A história é bastante conhecida e já bastante divulgada; no entanto, o grande mérito da autora é dar a ela um tratamento inovador e detalhista, algo que ainda está muito longe de ser feito pelos setores mais tradicionais da política e do meio acadêmico. Pinheiro-Machado expõe que a maioria desses movimentos NÃO era necessariamente de esquerda ou direita, apenas que canalizavam a insatisfação popular da sua época. Em vários casos, a adesão ao espectro político se dá depois, principalmente com a chegada das eleições de 2018. Talvez não seja a comparação correta, mas podemos pensar numa árvore: por mais que seus galhos se afastem, sempre compartilham o mesmo tronco, e de uma mesma raiz. E são as raízes que Rosana Pinheiro-Machado busca. Ou seja, a polarização nunca foi o fim, mas sim um processo que poderia ser revertido, caso houvesse um trabalho consistente, um diálogo adequado com os setores engajados. O que aconteceu foi o contrário: a esquerda se enfraqueceu e não soube reagir, enquanto a direita tradicional naufragou - sendo substituída pela extrema direita, que ganhou força com uma rede de ódio.

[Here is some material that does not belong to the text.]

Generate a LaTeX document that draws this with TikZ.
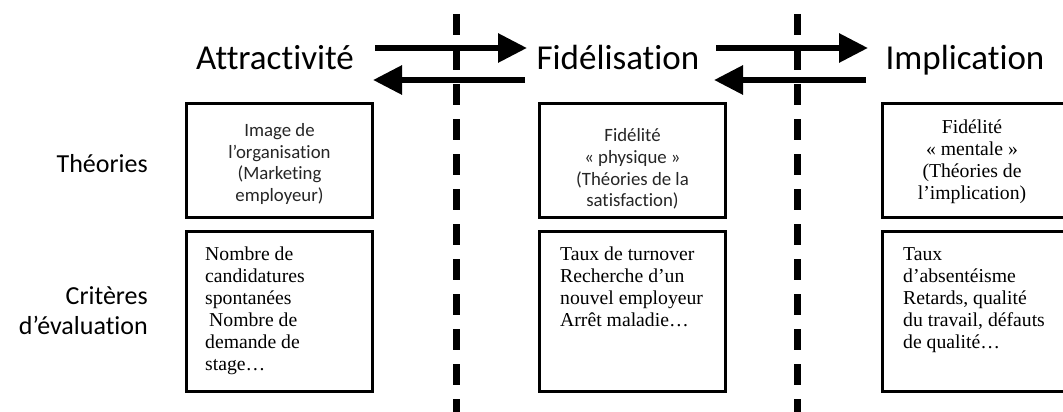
\documentclass[tikz,border=0pt]{standalone}
\usepackage{fontspec}
\setmainfont{Liberation Serif}
\newfontfamily\calibri[Ligatures={NoCommon,NoContextual,NoRequired}]{Carlito}
\usetikzlibrary{arrows.meta}

\begin{document}
\begin{tikzpicture}[x=1pt,y=-1pt,
        title node/.style={font=\calibri\fontsize{35}{40}\selectfont,anchor=base,inner sep=0pt},
        side node/.style={font=\calibri\fontsize{26}{30}\selectfont,align=right,inner sep=0pt},
        box node/.style={draw,line width=3pt,minimum width=186pt,inner sep=0pt},
        sans text/.style={font=\calibri\fontsize{18.8}{21.7}\selectfont,align=center,text=black!85,inner sep=0pt},
        serif text/.style={font=\fontsize{19.7}{22}\selectfont,align=left,inner sep=0pt},
        flow/.style={line width=6pt,-{Triangle[length=29pt,width=28pt]}},
        sep line/.style={line width=7pt,dash pattern=on 21pt off 14pt}]
                        \fill[white] (0,0) rectangle (1063,412);
                        \useasboundingbox (0,0) rectangle (1063,412);

                        % separations
                        \coordinate (d1) at (456,14);
                        \coordinate (d2) at (456,420);
                        \coordinate (d3) at (797,14);
                        \coordinate (d4) at (797,420);
                        \draw[sep line] (d1)--(d2);
                        \draw[sep line] (d3)--(d4);

                        % titles
                        \node[title node] (t1) at (275,70) {Attractivité};
                        \node[title node] (t2) at (618,70) {Fidélisation};
                        \node[title node] (t3) at (965,70) {Implication};

                        \coordinate (a1) at (375,48);
                        \coordinate (a2) at (527,48);
                        \coordinate (a3) at (525,80);
                        \coordinate (a4) at (373,80);
                        \coordinate (a5) at (716,48);
                        \coordinate (a6) at (868,48);
                        \coordinate (a7) at (866,80);
                        \coordinate (a8) at (714,80);
                        \draw[flow] (a1)--(a2);
                        \draw[flow] (a3)--(a4);
                        \draw[flow] (a5)--(a6);
                        \draw[flow] (a7)--(a8);

                        % left labels
                        \node[side node,anchor=base east] (s1) at (148,172) {Théories};
                        \node[side node,anchor=east] (s2) at (148,311) {Critères\\d’évaluation};

                        % boxes
                        \node[box node,minimum height=114pt] (b1) at (279.5,160.5) {};
                        \node[box node,minimum height=114pt] (b2) at (632.5,160.5) {};
                        \node[box node,minimum height=114pt] (b3) at (975.5,160.5) {};
                        \node[box node,minimum height=160pt] (c1) at (279.5,311.5) {};
                        \node[box node,minimum height=160pt] (c2) at (632.5,311.5) {};
                        \node[box node,minimum height=160pt] (c3) at (975.5,311.5) {};

                        \node[sans text] (x1) at (279.5,164) {Image de\\l’organisation\\(Marketing\\employeur)};
                        \node[sans text] (x2) at (632.5,169) {Fidélité\\« physique »\\(Théories de la\\satisfaction)};
                        \node[serif text,align=center] (x3) at (972,162) {Fidélité\\« mentale »\\(Théories de\\l’implication)};

                        \node[serif text,anchor=north west] (y1) at (205,247) {Nombre de\\candidatures\\spontanées\\\hspace*{4pt}Nombre de\\demande de\\stage…};
                        \node[serif text,anchor=north west] (y2) at (560,247) {Taux de turnover\\Recherche d’un\\nouvel employeur\\Arrêt maladie…};
                        \node[serif text,anchor=north west] (y3) at (903,247) {Taux\\d’absentéisme\\Retards, qualité\\du travail, défauts\\de qualité…};
        \end{tikzpicture}
\end{document}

Segundo, Rosana admite que, apesar dessa rede de violência na internet ter sido decisiva, o caráter da insatisfação do brasileiro deve ser entendido e analisado como tal. Muitos dos que votaram em Bolsonaro por exemplo, são extremistas; outros, porém, não. É preciso aprender a diferenciar esses dois tipos de eleitor, porque eles podem aparecer em qualquer espectro, e um é dialogável - apesar da atitude da esquerda ainda não ter mudado o suficiente.

O livro encerra de maneira sóbria - mas, ao mesmo tempo passional e emocionante: Rosana defende que, apesar de todo o retrocesso social dos últimos anos, também houve inegáveis avanços. Inúmeros movimentos surgiram, em relação aos negros, os LGBTs, às feministas, indígenas, que reivindicam de maneira incessante corrigir as injustiças através do país. Não deixa de ser interessante perceber que a inversão da ótica pode ser utópica, mas me levou a uma profunda reflexão: se Jair Bolsonaro tivesse sido eleito há 25 anos, será que ele causaria toda essa comoção na mídia? Seria ele visto como uma figura perigosa e tóxica, ou como só mais um político? Será que sua eleição causaria um retrocesso tão grande? Se a resposta é sim, devemos pensar em inúmeros políticos nos últimos anos que até hoje não foram punidos, e continuam se reelegendo. Se a resposta é não, isso significa que, como país, e sociedade, podemos ter falhado, mas não somos mais os mesmos.

Pelas inquietações e pela forma como me abriu a mente, não tenho dúvidas em dizer que, até o momento, este é o melhor livro que li neste ano.

Recomendado para: entender que nem tudo é uma causa perdida. O livro foi escrito antes da Covid-19, mas mesmo depois dela, suas questões ainda terão de ser encaradas.

Nota: 10,0 de 10,0 (é um livro tão incrível que até essa nota é injusta).